Co Wy na to http://www.youtube.com/watch?feature=player_embedded&v=bUR_eUVcABg mocno ulatwiloby zycie?

----------

## Jacekalex

Niespecjalnie.

Ot nowa zabawka.

Ja do takich zabaw mam środowisko graficzne.

----------

## soban_

No niby tak, ale jednak jakas wygoda w tym jest - kwestia przyzwyczajenia sie...

----------

## SlashBeast

Predzej pieklo zamarznie niz zaczne uzywac szela napisanego w rubym.

----------

## soban_

Bardziej chodzi mi o jego funkcjonalnosc niz o to, w jakim jezyku jest napisany - czy to jest przyszlosc szelowania czy raczej w zlym kierunku to idzie? Tak jak np edycja bazy prawie jak w edytorze tekstowym.

----------

## SlashBeast

Wyglada imponujaco, ale jezeli szel musisz obslugiwac myszka to gdzies cos poszlo nie tak. Jedynym slysznym interaktywnym szelem jest zsh.

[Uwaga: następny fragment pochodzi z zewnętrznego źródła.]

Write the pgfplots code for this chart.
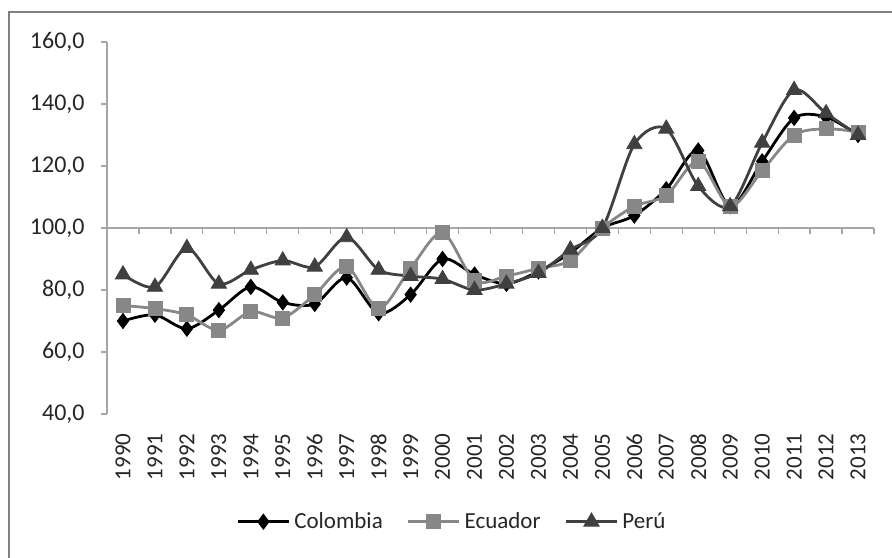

Za kazdym razem gdy siadam do basha czy posix sh to krew mnie zalewa, na tym sie pracowac nie da.

----------

## joi_

nie musisz obsługiwać myszką, można wcisnąć ctrl+enter

----------

## gryf

 *SlashBeast wrote:*   

> Wyglada imponujaco, ale jezeli szel musisz obslugiwac myszka to gdzies cos poszlo nie tak..

 

Dokładnie to samo sobie pomyślałem.

 *SlashBeast wrote:*   

> Jedynym slysznym interaktywnym szelem jest zsh. Za kazdym razem gdy siadam do basha czy posix sh to krew mnie zalewa, na tym sie pracowac nie da.

 

Próbowałem zsh. Bardzo fajna powłoka, choć dla mnie nieużywalna z powodu żałosnego trybu vi.

----------